Untitled Document
The Little Silver Spoons
by Henry P. Kramer
 
        The little silver spoons with gilded shell shaped bowls have interlaced letters "A", "O", "P" inscribed on the handles. The letter A stands for Anna, the letter P for Philip and the letter O for Oppenheim. Anna Oppenheim was my maternal grandmother, the mother of Helene Elisabeth Kramer (nee Oppenheim). Grandmother Annie was born Philip and came from the city of Duisburg, a river port at the confluence of the Ruhr and the Rhein. The Philip family owned a prosperous bank in the district of Ruhrort, site of the largest inland harbor in Europe. These little spoons were clearly part of Annie's dowry. On the inside of the handle there is raised an inscription of 800. To the best of my knowledge this indicates that the silver is 800/1000 pure.

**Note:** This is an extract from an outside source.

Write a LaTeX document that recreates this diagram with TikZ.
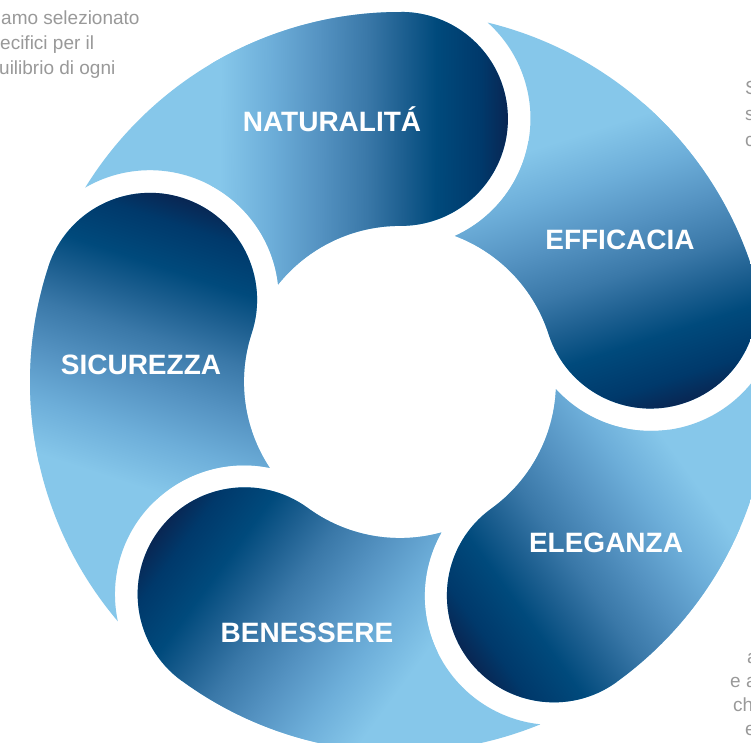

        Annie's mother, Dorothea Philip, was born in a little town in Westphalia named Brakel. Her father was a miller and owned a grain mill powered by a big water wheel on the river. His name was Sundheim. My paternal grandfather, Hugo Kramer, was originally from Brakel but as an adult settled in a town in Thuringia called Greitz where he was a partner in a textile mill. However, Hugo Kramer married Frederike Dalberg from Brakel. She was my grandmother Riekchen. And thus there was a connection with the little city of Brakel in Westphalia and both the families Oppenheim and Kramer. It was through that connection that my parents, Helene Elisabeth Oppenheim and my father Friedrich Kramer met. I believe that distant relatives named Lewy in Berlin introduced them. Little children called all relatives, no matter how distant, of a certain age either aunt or uncle. I remember my uncle Lewy. He knew magical card tricks and promised to show me one when I became ten. But, to my everlasting disappointment, I never saw him again.
        My uncle Julius Oppenheim, who died in 1997 in Jerusalem told me about visiting in Brakel with his father, Paul Oppenheim and his mother Annie to look at the old Sundheim mill after the first world war in 1923.
        Several of Annie's silver pieces have the shell motif. For example, we have a silver shell shaped cookie server. This is part of a tea set. My brother has the teapot and sugar and cream servers. I don't know whether it is because Annie was particularly fond of that motif or whether she adopted it in honor of her husband Paul who was a noted paleontologist and collector of fossilized seashells.
I knew the Lehman family who were related to the Philips and also lived in Duisburg. After the Nazi policies against Jews came into effect the Lehmanns moved to France and established a vineyard near Bordeaux. My brother Stephen visited them after the Second World War and spent time on their vineyard.
        Grandfather Paul was born in 1860. He was in his thirties when he married Annie who was only sixteen years old then. I think that they married in 1892. My mother Helene Elisabeth was born in 1896 and she was the second child of three. So the spoons are somewhat over one hundred years old.